There are two very important things to know about the Computation Layer:
- Cardano CL has kind of its own cryptocurrency, because it uses a currency called ADA-20, but which is the equivalent of ADA.
- The Computation Layer is a sidechain for the Settlement Layer, it’s not a standalone blockchain.
On Cardano, developers will be able to create sidechains which replicate current “traditional systems”, meaning having a permissioned blockchain for example. This will allow governments, and other entities to participate in the Cardano ecosystem, while not giving away their regulatory power.
Developers have been creating a lot of sidechains recently, and this should continue to increase in the future, even exponentially. Bitcoin for example, has Rootstock and Liquid, Ethereum has POA Network, without even speaking of Tron, which has its famous “Sun Network”. In the case of Bitcoin for example, Rootstock allows developers to create smart contracts and have a higher scalability for their dApps, while still being part of the Bitcoin ecosystem. Here is a little overview of the following three major sidechains: Rootstock, Liquid and POA.
- Rootstock, also called RSK, is an open source smart contract platform with a two-way peg to Bitcoin. It uses merged mining, allowing Bitcoin miners to be part of the RSK ecosystem, while still mining Bitcoin. The idea behind Rootstock is to expand the use cases of Bitcoin, by having smart contracts, and offering a higher scalability. By having a cryptocurrency pegged to Bitcoin, called RSK Smart Bitcoin (RBTC), Rootstock does not compete with Bitcoin.

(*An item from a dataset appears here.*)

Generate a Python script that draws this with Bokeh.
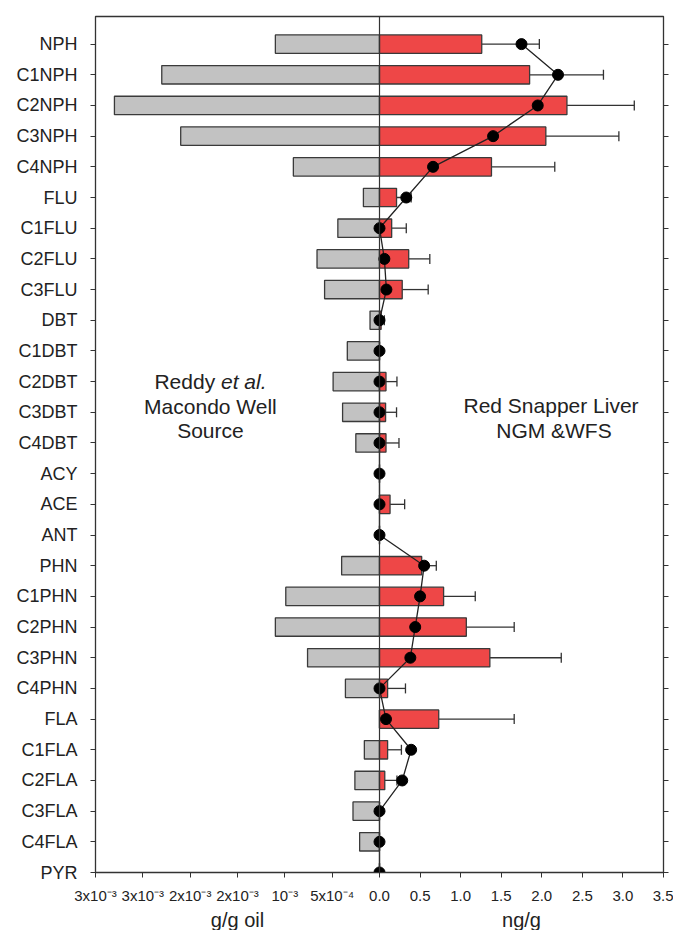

- Liquid, a sidechain made by Blockstream, is a payment system for traders and exchanges, which enables faster, and more confidential Bitcoin transactions. Besides, Liquid also allows the issuance of digital assets.
- POA is an Ethereum-based sidechain using a consensus called proof of authority. The idea behind it is to provide a cheap, fast and secure platform for smart contracts. POA has an impressive block time of five seconds, and creating these blocks doesn’t require mining.
To conclude, it’s fair to say that sidechains have a bright future. They offer greater scalability, and sometimes also security, than most traditional blockchains.
In 2020, the Basho release will enable Cardano-based sidechains.